The exercise:
Find every line in the records below that holds the word "this", and copy each one.

** START OF Task input **

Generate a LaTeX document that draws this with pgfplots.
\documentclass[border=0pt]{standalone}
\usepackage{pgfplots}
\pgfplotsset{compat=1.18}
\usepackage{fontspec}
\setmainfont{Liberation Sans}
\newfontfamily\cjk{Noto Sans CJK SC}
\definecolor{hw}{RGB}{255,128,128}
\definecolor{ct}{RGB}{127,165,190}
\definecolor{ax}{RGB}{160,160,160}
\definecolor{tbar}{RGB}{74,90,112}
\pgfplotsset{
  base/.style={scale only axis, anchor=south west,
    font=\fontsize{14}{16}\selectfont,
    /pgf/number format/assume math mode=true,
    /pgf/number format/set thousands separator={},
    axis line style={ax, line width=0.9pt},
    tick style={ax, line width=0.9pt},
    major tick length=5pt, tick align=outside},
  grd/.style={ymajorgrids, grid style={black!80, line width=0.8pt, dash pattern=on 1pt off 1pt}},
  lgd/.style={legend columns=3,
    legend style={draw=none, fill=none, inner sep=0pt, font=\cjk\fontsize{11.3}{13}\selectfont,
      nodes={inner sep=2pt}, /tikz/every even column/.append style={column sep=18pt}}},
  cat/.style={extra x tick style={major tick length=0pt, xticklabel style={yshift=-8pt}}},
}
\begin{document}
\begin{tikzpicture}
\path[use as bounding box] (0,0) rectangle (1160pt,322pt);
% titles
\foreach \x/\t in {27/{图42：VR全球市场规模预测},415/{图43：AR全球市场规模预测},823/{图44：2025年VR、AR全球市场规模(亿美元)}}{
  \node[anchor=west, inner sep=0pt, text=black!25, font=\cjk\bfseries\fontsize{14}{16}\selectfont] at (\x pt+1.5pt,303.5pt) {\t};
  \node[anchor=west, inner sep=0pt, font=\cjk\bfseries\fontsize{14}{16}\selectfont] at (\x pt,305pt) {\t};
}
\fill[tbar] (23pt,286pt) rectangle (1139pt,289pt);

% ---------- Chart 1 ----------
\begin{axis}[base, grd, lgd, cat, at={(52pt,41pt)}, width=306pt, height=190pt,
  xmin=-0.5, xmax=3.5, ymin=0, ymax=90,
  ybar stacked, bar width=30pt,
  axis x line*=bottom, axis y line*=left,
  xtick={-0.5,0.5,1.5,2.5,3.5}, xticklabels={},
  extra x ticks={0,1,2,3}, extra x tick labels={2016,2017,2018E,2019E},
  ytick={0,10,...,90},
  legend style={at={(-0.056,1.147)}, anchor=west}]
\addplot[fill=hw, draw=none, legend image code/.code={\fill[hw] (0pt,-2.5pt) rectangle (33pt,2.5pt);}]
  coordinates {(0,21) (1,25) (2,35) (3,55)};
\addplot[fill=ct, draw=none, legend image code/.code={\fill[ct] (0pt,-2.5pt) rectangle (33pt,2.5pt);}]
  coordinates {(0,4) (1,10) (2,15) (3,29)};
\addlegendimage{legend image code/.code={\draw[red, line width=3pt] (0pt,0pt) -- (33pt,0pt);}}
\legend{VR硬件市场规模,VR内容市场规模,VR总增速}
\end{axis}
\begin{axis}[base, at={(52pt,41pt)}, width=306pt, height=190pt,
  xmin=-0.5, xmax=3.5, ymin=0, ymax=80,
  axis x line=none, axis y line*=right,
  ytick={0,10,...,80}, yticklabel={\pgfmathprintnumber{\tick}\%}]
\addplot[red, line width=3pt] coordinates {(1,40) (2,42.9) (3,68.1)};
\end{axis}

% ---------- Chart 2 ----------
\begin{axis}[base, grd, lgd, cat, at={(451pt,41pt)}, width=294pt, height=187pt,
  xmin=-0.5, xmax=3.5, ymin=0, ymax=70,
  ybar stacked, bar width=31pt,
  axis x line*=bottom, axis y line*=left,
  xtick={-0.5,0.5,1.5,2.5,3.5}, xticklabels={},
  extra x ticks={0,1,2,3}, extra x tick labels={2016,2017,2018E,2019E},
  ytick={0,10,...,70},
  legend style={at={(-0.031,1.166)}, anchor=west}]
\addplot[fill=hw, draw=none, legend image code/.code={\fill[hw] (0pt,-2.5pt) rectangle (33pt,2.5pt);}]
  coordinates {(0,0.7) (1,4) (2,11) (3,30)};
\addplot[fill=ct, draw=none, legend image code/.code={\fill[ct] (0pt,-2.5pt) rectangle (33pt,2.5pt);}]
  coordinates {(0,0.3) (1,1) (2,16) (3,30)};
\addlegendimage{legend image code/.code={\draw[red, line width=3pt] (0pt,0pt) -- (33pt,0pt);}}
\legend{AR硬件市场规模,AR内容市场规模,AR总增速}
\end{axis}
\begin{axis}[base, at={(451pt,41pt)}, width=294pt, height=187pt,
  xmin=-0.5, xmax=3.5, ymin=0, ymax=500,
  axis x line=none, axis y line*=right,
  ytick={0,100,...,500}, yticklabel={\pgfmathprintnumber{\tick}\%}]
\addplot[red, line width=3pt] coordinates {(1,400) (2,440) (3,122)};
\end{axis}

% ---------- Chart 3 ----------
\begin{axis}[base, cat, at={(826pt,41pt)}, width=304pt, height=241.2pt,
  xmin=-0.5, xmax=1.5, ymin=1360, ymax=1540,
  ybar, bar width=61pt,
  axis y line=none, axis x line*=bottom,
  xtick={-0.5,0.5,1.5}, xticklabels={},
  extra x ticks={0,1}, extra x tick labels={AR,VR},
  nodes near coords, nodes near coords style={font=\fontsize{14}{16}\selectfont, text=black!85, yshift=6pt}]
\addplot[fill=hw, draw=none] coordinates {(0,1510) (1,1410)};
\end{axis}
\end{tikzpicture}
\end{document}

** END OF Task input **
** START OF Task input **

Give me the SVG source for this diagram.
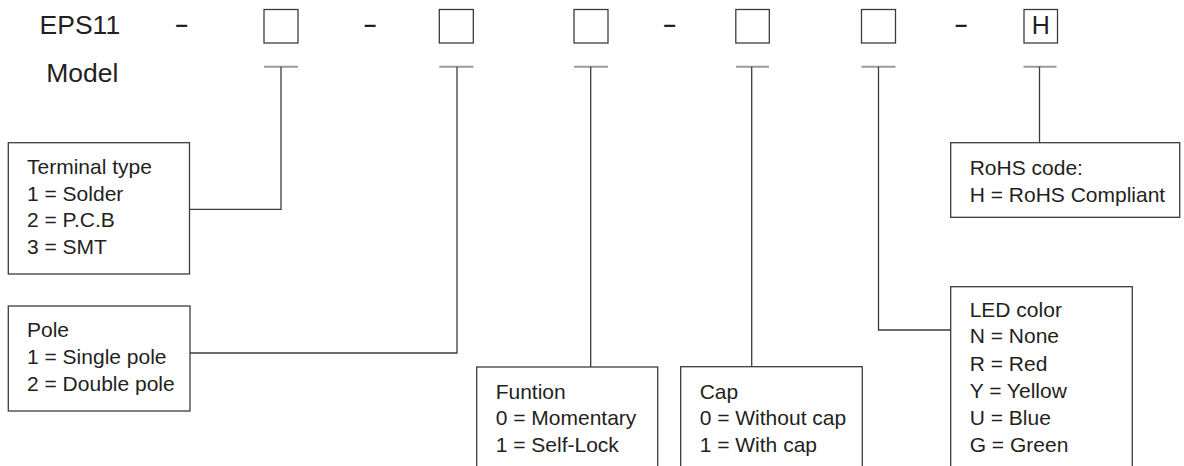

** END OF Task input **

Worked answer:
Generate a LaTeX document that draws this with pgfplots.
Give me the SVG source for this diagram.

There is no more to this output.